Sorry, I was assuming a utility function that summed over the amount of suffering each person experienced.
Your claim was that more correlates means fewer false positives. This is an abstract mathematical claim about epistemic probability. Utility functions don't enter into it, at least not explicitly. It's a claim about some class of probability distributions and criteria for categorization ("positives"). I'm just trying to figure out what class of distributions and criteria you're talking about.
My counterexamples show that your claim doesn't apply in full generality. You now claim that such counterexamples require "fiddling with the parameters very precisely." I take this to be the claim that all scenarios satisfy your claim, except for some measure-zero subset (with respect to some natural measure). Can you prove this?
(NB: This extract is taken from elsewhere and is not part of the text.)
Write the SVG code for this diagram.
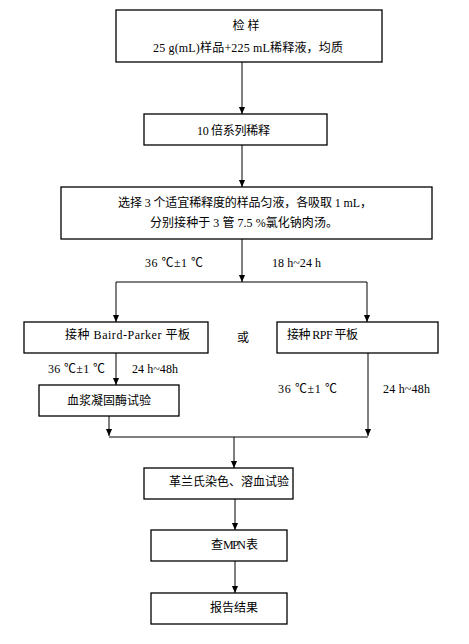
<svg xmlns="http://www.w3.org/2000/svg" width="469" height="644" viewBox="0 0 469 644">
<style>
.box{fill:#fff;stroke:#000;stroke-width:1.3}
.ln{fill:none;stroke:#000;stroke-width:1}
text{font-family:"Liberation Serif","Noto Sans CJK SC",serif;font-size:12px;fill:#000}
.c{text-anchor:middle}
</style>
<defs>
<marker id="ah" markerWidth="7" markerHeight="8" refX="8" refY="3.5" orient="auto" markerUnits="userSpaceOnUse" viewBox="0 0 8 7">
<path d="M0,0 L8,3.5 L0,7 z" fill="#000"/>
</marker>
</defs>
<rect width="469" height="644" fill="#fff"/>
<g id="connectors">
<line class="ln" x1="242" y1="62" x2="242" y2="114" marker-end="url(#ah)"/>
<line class="ln" x1="242" y1="145" x2="242" y2="187" marker-end="url(#ah)"/>
<line class="ln" x1="242" y1="239" x2="242" y2="282" marker-end="url(#ah)"/>
<line class="ln" x1="116" y1="282" x2="367" y2="282"/>
<line class="ln" x1="116" y1="282" x2="116" y2="322" marker-end="url(#ah)"/>
<line class="ln" x1="367" y1="282" x2="367" y2="322" marker-end="url(#ah)"/>
<line class="ln" x1="116" y1="353" x2="116" y2="385" marker-end="url(#ah)"/>
<line class="ln" x1="109" y1="416" x2="109" y2="436" marker-end="url(#ah)"/>
<line class="ln" x1="368" y1="353" x2="368" y2="436" marker-end="url(#ah)"/>
<line class="ln" x1="109" y1="437" x2="368" y2="437"/>
<line class="ln" x1="234" y1="437" x2="234" y2="468" marker-end="url(#ah)"/>
<line class="ln" x1="235" y1="499" x2="235" y2="530" marker-end="url(#ah)"/>
<line class="ln" x1="235" y1="561" x2="235" y2="593" marker-end="url(#ah)"/>
<text x="145" y="267" textLength="58">36 ℃±1 ℃</text>
<text x="272" y="267" textLength="49">18 h~24 h</text>
<text x="48" y="373" textLength="57">36 ℃±1 ℃</text>
<text x="132" y="373" textLength="46">24 h~48h</text>
<text x="278" y="393" textLength="59">36 ℃±1 ℃</text>
<text x="383" y="393" textLength="47">24 h~48h</text>
<text x="243" y="342" class="c">或</text>
</g>
<g id="n1">
<rect class="box" x="116" y="10" width="266" height="52"/>
<text x="246" y="30" class="c">检 样</text>
<text x="153" y="52" textLength="190">25 g(mL)样品+225 mL稀释液，均质</text>
</g>
<g id="n2">
<rect class="box" x="144" y="114" width="183" height="31"/>
<text x="197" y="135" textLength="73">10 倍系列稀释</text>
</g>
<g id="n3">
<rect class="box" x="61" y="187" width="371" height="52"/>
<text x="118" y="207" textLength="254">选择 3 个适宜稀释度的样品匀液，各吸取 1 mL，</text>
<text x="150" y="227" textLength="188">分别接种于 3 管 7.5 %氯化钠肉汤。</text>
</g>
<g id="n4">
<rect class="box" x="24" y="322" width="184" height="31"/>
<text x="65" y="339" textLength="125">接种 Baird-Parker 平板</text>
</g>
<g id="n5">
<rect class="box" x="277" y="322" width="161" height="31"/>
<text x="287" y="339" textLength="71">接种 RPF 平板</text>
</g>
<g id="n6">
<rect class="box" x="39" y="385" width="140" height="31"/>
<text x="109" y="405" class="c">血浆凝固酶试验</text>
</g>
<g id="n7">
<rect class="box" x="144" y="468" width="149" height="31"/>
<text x="229" y="486" class="c">革兰氏染色、溶血试验</text>
</g>
<g id="n8">
<rect class="box" x="151" y="530" width="136" height="31"/>
<text x="211" y="549" textLength="47">查 MPN 表</text>
</g>
<g id="n9">
<rect class="box" x="151" y="593" width="136" height="31"/>
<text x="234" y="612" class="c">报告结果</text>
</g>
</svg>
the only way a counter-example like yours can work is by having lots of people exactly tied for the nth percentile.
I'm not sure how to make sense of this. It doesn't seem to reflect an understanding of my example.
I argued in the continuous limit. A measure-zero subset of people are tied for exactly the nth percentile. Recall that I said that "the proportion of individuals with intelligence between a and b is b − a." So, the proportion of people whose intelligence is exactly tied for any value x is x − x = 0.
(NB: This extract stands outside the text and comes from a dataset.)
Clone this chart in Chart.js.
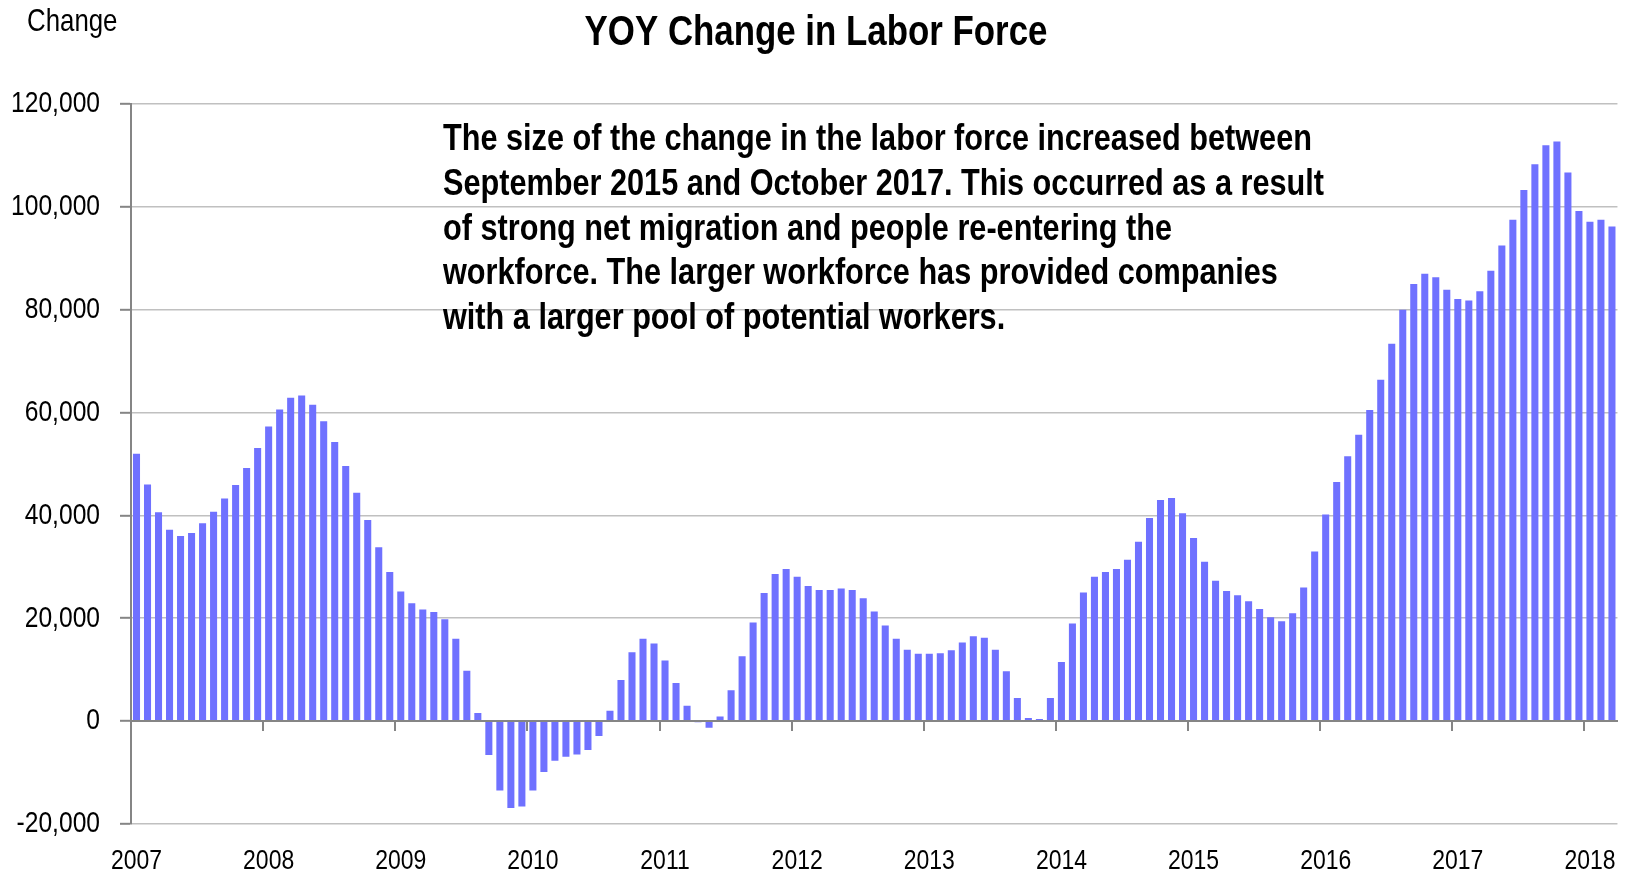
<!DOCTYPE html>
<html>
<head>
<meta charset="utf-8">
<script src="https://cdn.jsdelivr.net/npm/chart.js@4.4.1/dist/chart.umd.min.js"></script>
<style>
  html, body { margin: 0; padding: 0; background: #ffffff; overflow: hidden; }
  #wrap { width: 1632px; height: 875px; position: relative; }
</style>
</head>
<body>
<div id="wrap"><canvas id="c" width="1632" height="875"></canvas></div>
<script>
// ---------------- data ----------------
const years  = ['2007','2008','2009','2010','2011','2012','2013','2014','2015','2016','2017','2018'];
const months = ['Jan','Feb','Mar','Apr','May','Jun','Jul','Aug','Sep','Oct','Nov','Dec'];

const lf2007 = [52000, 46000, 40600, 37200, 36000, 36600, 38500, 40700, 43300, 45900, 49200, 53100];
const lf2008 = [57300, 60600, 62900, 63300, 61500, 58300, 54300, 49600, 44400, 39100, 33800, 29000];
const lf2009 = [25200, 22900, 21700, 21200, 19800, 16000, 9800, 1600, -6600, -13500, -16900, -16600];
const lf2010 = [-13500, -9900, -7700, -6900, -6500, -5600, -2900, 2000, 8000, 13400, 16000, 15100];
const lf2011 = [11800, 7400, 3000, -200, -1300, 900, 6000, 12600, 19200, 24900, 28600, 29600];
const lf2012 = [28100, 26300, 25500, 25500, 25800, 25500, 23900, 21300, 18600, 16000, 13900, 13100];
const lf2013 = [13100, 13200, 13800, 15300, 16500, 16200, 13900, 9700, 4500, 600, 400, 4500];
const lf2014 = [11500, 19000, 25000, 28100, 29000, 29600, 31400, 34900, 39500, 43000, 43400, 40400];
const lf2015 = [35600, 31000, 27300, 25300, 24500, 23300, 21800, 20200, 19400, 21000, 26000, 33000];
const lf2016 = [40200, 46500, 51500, 55700, 60500, 66400, 73400, 80000, 85000, 87000, 86300, 83900];
const lf2017 = [82100, 81800, 83600, 87600, 92500, 97500, 103300, 108300, 112000, 112700, 106700, 99200];
const lf2018 = [97100, 97500, 96200];

const yTickMin = -20000, yTickMax = 120000, yTickStep = 20000;

const titleText = 'YOY Change in Labor Force';
const yUnitText = 'Change';
const noteLines = [
  'The size of the change in the labor force increased between',
  'September 2015 and October 2017. This occurred as a result',
  'of strong net migration and people re-entering the',
  'workforce. The larger workforce has provided companies',
  'with a larger pool of potential workers.'
];

// ---------------- assemble ----------------
const values = [].concat(lf2007, lf2008, lf2009, lf2010, lf2011, lf2012, lf2013, lf2014, lf2015, lf2016, lf2017, lf2018);
const labels = [];
years.forEach(y => months.forEach(m => labels.push(m + ' ' + y)));
labels.length = values.length;

// ---------------- font detection ----------------
function fontAvailable(name) {
  const c = document.createElement('canvas').getContext('2d');
  const s = 'abcdefghijklmnopqrstuvwxyz0123456789ABCDEFGHIJKLMNOP';
  c.font = '30px monospace'; const a = c.measureText(s).width;
  c.font = '30px "' + name + '", monospace'; const b = c.measureText(s).width;
  c.font = '30px serif'; const d = c.measureText(s).width;
  c.font = '30px "' + name + '", serif'; const e = c.measureText(s).width;
  return a !== b || d !== e;
}
let narrowFamily = null;
['Liberation Sans Narrow', 'Arial Narrow'].forEach(f => { if (!narrowFamily && fontAvailable(f)) narrowFamily = f; });
const hasNarrow = !!narrowFamily;
const family = hasNarrow ? '"' + narrowFamily + '"' : '"Liberation Sans", Arial, sans-serif';
const squeeze = hasNarrow ? 1 : 0.82;   // horizontal squeeze imitating a narrow face when none is installed

Chart.defaults.font.family = family;
Chart.defaults.color = '#000000';

// ---------------- text plugins ----------------
function squeezedText(ctx, text, x, y, font, align) {
  ctx.save();
  ctx.font = font;
  ctx.fillStyle = '#000000';
  ctx.textBaseline = 'alphabetic';
  ctx.textAlign = align;
  ctx.translate(x, y);
  ctx.scale(squeeze, 1);
  ctx.fillText(text, 0, 0);
  ctx.restore();
}
const narrowTicksPlugin = {
  id: 'narrowTicks',
  beforeDraw(chart) {
    if (squeeze === 1) return;
    const ctx = chart.ctx;
    const orig = CanvasRenderingContext2D.prototype.fillText;
    ctx.fillText = function (t, x, y, mw) {
      this.save();
      this.translate(x, y);
      this.scale(squeeze, 1);
      if (mw === undefined) orig.call(this, t, 0, 0); else orig.call(this, t, 0, 0, mw / squeeze);
      this.restore();
    };
  },
  afterDraw(chart) {
    if (Object.prototype.hasOwnProperty.call(chart.ctx, 'fillText')) delete chart.ctx.fillText;
  }
};
const textPlugin = {
  id: 'texts',
  afterDraw(chart) {
    const ctx = chart.ctx;
    if (Object.prototype.hasOwnProperty.call(ctx, 'fillText')) delete ctx.fillText;
    squeezedText(ctx, yUnitText, 27, 31, '31.5px ' + family, 'left');
    squeezedText(ctx, titleText, chart.width / 2, 45, 'bold 42.5px ' + family, 'center');
    noteLines.forEach((line, i) => {
      squeezedText(ctx, line, 443, 150 + i * 44.8, 'bold 37.4px ' + family, 'left');
    });
  }
};

// ---------------- chart ----------------
const gridGray = '#c0c0c0';
const axisGray = '#858585';

new Chart(document.getElementById('c'), {
  type: 'bar',
  data: {
    labels: labels,
    datasets: [{
      label: 'YOY change in labor force',
      data: values,
      backgroundColor: 'rgb(111,113,255)',
      borderWidth: 0,
      barPercentage: 0.64,
      categoryPercentage: 1.0,
      xAxisID: 'x',
      yAxisID: 'y'
    }]
  },
  options: {
    responsive: false,
    animation: false,
    devicePixelRatio: 1,
    layout: { padding: { left: 0, top: 104, right: 11, bottom: 0 } },
    plugins: {
      legend: { display: false },
      title: { display: false },
      tooltip: { enabled: false }
    },
    scales: {
      x: {
        type: 'category',
        position: 'bottom',
        offset: true,
        grid: { display: false, drawTicks: false },
        border: { display: false },
        ticks: {
          autoSkip: false,
          maxRotation: 0,
          minRotation: 0,
          padding: 20,
          font: { size: 28 },
          color: '#000000',
          callback: (v, i) => (i % 12 === 0 ? years[i / 12] : '')
        },
        afterFit: s => { s.height = 51; }
      },
      x0: {
        type: 'category',
        position: { y: 0 },
        offset: true,
        ticks: { display: false },
        grid: {
          display: true,
          drawOnChartArea: false,
          drawTicks: true,
          tickLength: 9,
          offset: true,
          lineWidth: 2,
          color: c => (typeof c.index === 'number' && c.index % 12 === 0) ? axisGray : 'rgba(0,0,0,0)'
        },
        border: { display: true, color: axisGray, width: 2, z: 1 }
      },
      y: {
        type: 'linear',
        position: 'left',
        min: yTickMin,
        max: yTickMax,
        ticks: {
          stepSize: yTickStep,
          padding: 20,
          font: { size: 30 },
          color: '#000000',
          callback: v => v.toLocaleString('en-US')
        },
        grid: {
          color: gridGray,
          lineWidth: 1.6,
          drawTicks: true,
          tickLength: 11,
          tickColor: axisGray,
          tickWidth: 2
        },
        border: { display: true, color: axisGray, width: 2, z: 1 },
        afterFit: s => { s.width = 131; }
      }
    }
  },
  plugins: [narrowTicksPlugin, textPlugin]
});
</script>
</body>
</html>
Of course, the continuous limit is only an approximation of the discrete reality. But I can find discrete examples where this proportion is arbitrarily small. It's never "lots" relative to the size of the entire population, if that population is of any significant size.
I meant lots of people tied for the nth percentile in terms of your estimate of their intelligence, which was happening in your scenarios because the amount of information available was discrete and very small.